En la fiesta de la Cátedra de San Pedro, la liturgia nos vuelve a proponer el célebre oráculo del profeta Ezequiel, en el que Dios se revela como el Pastor de su pueblo. En efecto, la cátedra es inseparable del báculo pastoral, porque Cristo, Maestro y Señor, vino a nosotros como el buen Pastor (cf. Jn 10, 1-18). Así lo conoció Simón, el pescador de Cafarnaúm: experimentó su amor tierno y misericordioso, y quedó conquistado por él. Su vocación y su misión de apóstol, resumidas en el nuevo nombre, Pedro, que recibió del Maestro, se basan totalmente en su relación con él, desde el primer encuentro, al que lo llamó su hermano Andrés (cf. Jn 1, 40-42), hasta el último, en la ribera del lago, cuando el Resucitado le encargó que apacentara a su rebaño (cf. Jn 21, 15-19). En medio, el largo camino del seguimiento, en el que el Maestro divino llevó a Simón a una profunda conversión, que experimentó horas dramáticas en el momento de la pasión, pero que desembocó luego en la alegría luminosa de la Pascua.

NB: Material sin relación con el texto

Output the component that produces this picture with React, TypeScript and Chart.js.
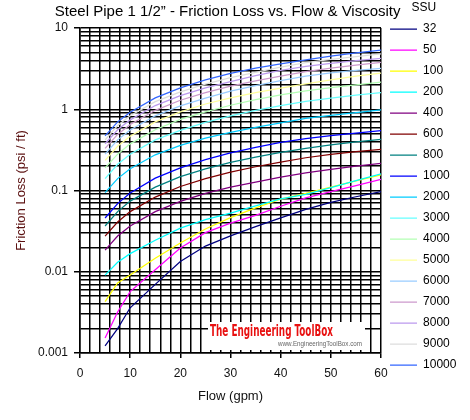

En virtud de esta experiencia transformadora del buen Pastor, Pedro, escribiendo a las Iglesias de Asia menor, se define a sí mismo "testigo de los sufrimientos de Cristo y partícipe de la gloria que va a manifestarse" (1 P 5, 1). Exhorta a "los presbíteros" a apacentar el rebaño de Dios, siendo sus modelos (cf. 1 P 5, 2-3). Esta exhortación se dirige hoy de modo especial a vosotros, amadísimos hermanos, a quienes el buen Pastor ha querido asociar del modo más eminente al ministerio del Sucesor de Pedro. Sed fieles a vuestra misión, dispuestos a dar la vida por el Evangelio. Esto os pide el Señor y esto espera de vosotros el pueblo cristiano, que hoy os acompaña con alegría y afecto.
7. "Yo he orado por ti, para que tu fe no desfallezca" (Lc 22, 32). Lo dijo el Señor a Simón Pedro durante la última Cena. Estas palabras de Jesús, fundamentales para Pedro y para sus Sucesores, difunden luz y consuelo también sobre quienes colaboran más de cerca en su ministerio. Hoy, a cada uno de vosotros, venerados hermanos cardenales, Cristo os repite: "Yo he orado por ti", para que tu fe no desfallezca en las situaciones en que pueda ponerse más a prueba tu fidelidad a Cristo, a la Iglesia y al Papa.
Esta oración, que brota incesantemente del corazón del buen Pastor, sea siempre, amadísimos hermanos, vuestra fuerza. No dudéis de que, como sucedió con Cristo y con san Pedro, así acontecerá también con vosotros: vuestro testimonio más eficaz será siempre el marcado por la cruz. La cruz es la cátedra de Dios en el mundo. En ella Cristo dio a la humanidad la lección más importante, la de amarnos los unos a los otros como él nos amó (cf. Jn 13, 34): hasta el don supremo de sí.
Al pie de la cruz está siempre la Madre de Cristo y de los discípulos, María santísima. A ella el Señor nos encomendó cuando dijo: "Mujer, he ahí a tu hijo" (Jn 19, 26). La Virgen santísima, Madre de la Iglesia, como protegió de modo especial a Pedro y a los Apóstoles, seguramente protegerá al Sucesor de Pedro y a sus colaboradores. Esta consoladora certeza os aliente a no temer las pruebas y las dificultades. Más aún, con la seguridad de la protección constante de Dios, cumplamos juntos el mandato de Cristo, que con vigor invita a Pedro, y con él a la Iglesia, a remar mar adentro: "Duc in altum" (Lc 5, 4). Sí, amadísimos hermanos, rememos mar adentro, echemos las redes para la pesca y "avancemos con esperanza" (Novo millennio ineunte, 58).
Cristo, el Hijo de Dios vivo, es el mismo ayer, hoy y siempre. Amén.